A Dream and a Memory

Emanuel Amiran (Fugachov)

Translated from Hebrew by Ada Holtzman

The writer of this book has a great privilege in saving no efforts and hard work to research among the visible and hidden treasures of Jewish culture and collect precious stones to complete this grand chain. He connected the works and their creators and unified the spiritual structures with their builders.

His great innovation is that he presented a wonderful gallery of creative personalities, and thus he exposed a special branch of a deep-rooted Jewish culture, which to our dismay, ceased to exist physically, but will continue to live by its various variations and metamorphosis in Israel and in the Diaspora. This Jewish “oversoul” – poets, composers, educators and cantors – of which Polish Jewry was blessed with – come back to life while you read the pages of this book and the heart overflows with pride to see the long line of impressive and picturesque personalities who contributed so much to build the hall of grand culture of this Jewish dynamic community on the land of Poland.

Their tones echo clearly in the singing and playing music of the Jews of the entire world. Since those songs and melodies derived their vitality from popular and old origins, from the real springs of their religious and popular Melos of past generations, they were absorbed in the soul of the people.

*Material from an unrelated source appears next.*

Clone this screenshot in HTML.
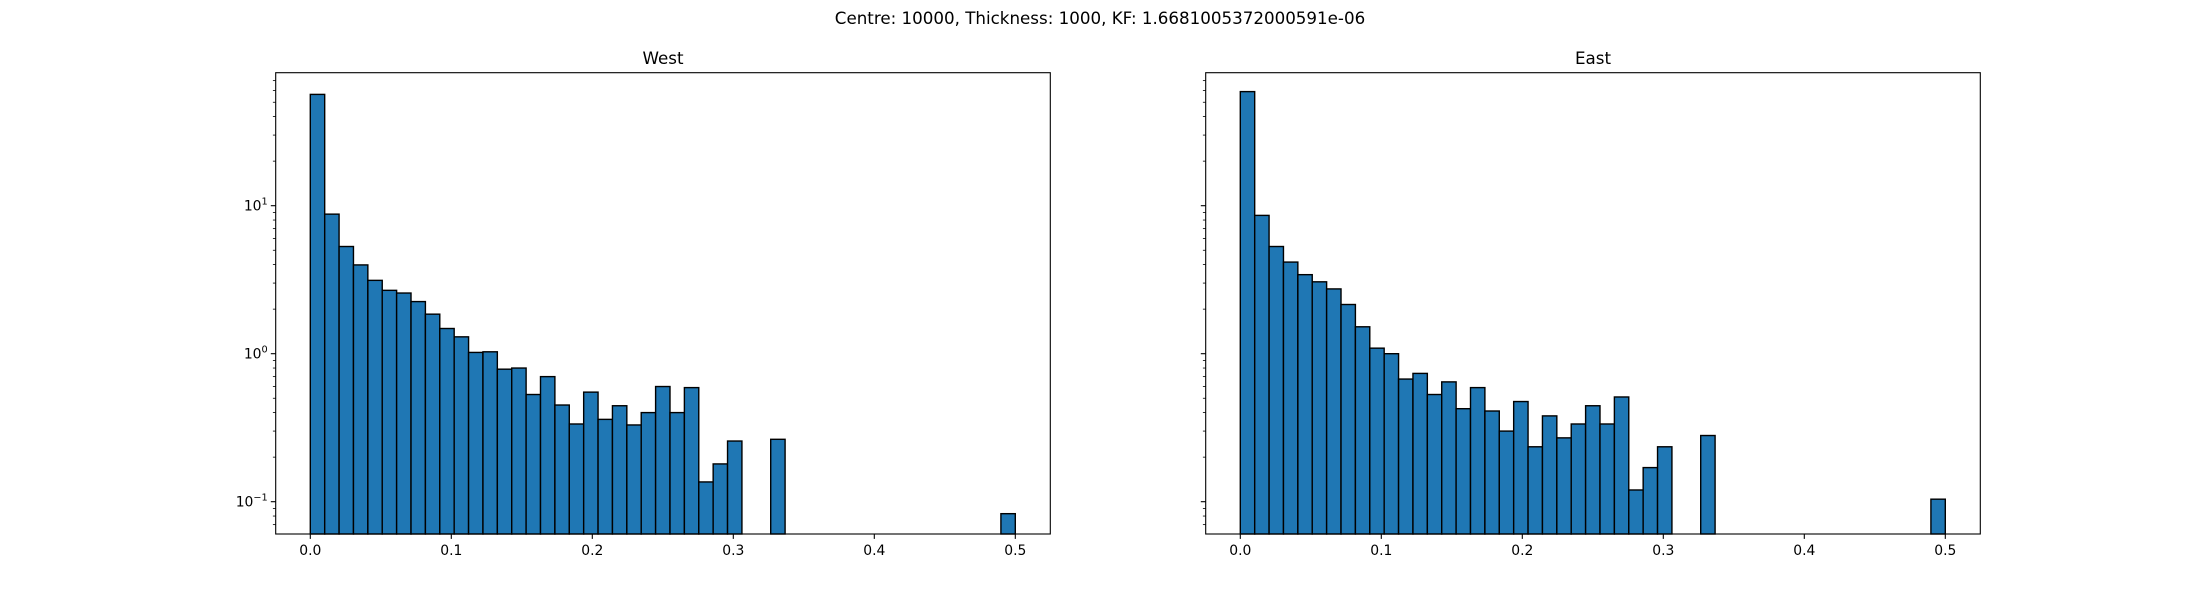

Millions of people – and it is not an exaggeration – quenched their thirst, from early childhood and until very old age, by the springs of the cordial real and deep music and accepted it as self evident. They did not even believe, that behind each song and each chant, there is a living image of a creator; the image of someone who loved and suffered, who felt deeper and looked higher, and incessantly searched a better expression to his inner self and those of his brothers, his fate and those of his brothers.

Can you imagine that “dos lid fon rabeinu tam” (the song of Rabeinu Tam), “Holiet holiet” (cheer up and rejoice), “hemerel klap” (hammer knock), “sbrent” (shtetl burns), and many others, are works of living persons' flesh and blood and not “nature phenomena”, which we are used to accept as they are.

Not only the holy and the secular, labor and suffering, exaltation and depression, miserable hardship which musicians, mostly unknown, expressed in their works, but also the secret and endless longings of a nation who had a dream of salvation; a nation which inspired to return to its origins, to its true homeland, to Eretz Israel. Those tones echo powerfully in those songs.

How much might, how much feelings to the biblical labndscapes of Eretz Israel burst out from songs like “the dance of Metzada”, “Bar Yochai”, “Carry flags to Zion” and many others, which tens of thousands of children in Israel sing until today with real enthusiasm. Even though those songs were created in the Diaspora' they are loved by Israeli children the “sabres” who were born and raised in a completely different atmosphere and conditions. The advantage and greatness of these songs, is that they penetrated every heart, even those who did not know the folklore of the Jewish town, the Jewish village or the Jewish shtetl of Poland.

Those melodies and songs embraced, like a loving mother, the soul of a persecuted and motherless people, which only had very short periods of peace in its long path of agony. The folkloristic artists found the proper way of expressing also state of mind of joy and faith.

This book is an endless treasure to all lovers of Israel, to every educator who desires to disperse the Jewish deeply-rooted culture and teach the values of Jewish art, in every single place in the whole world.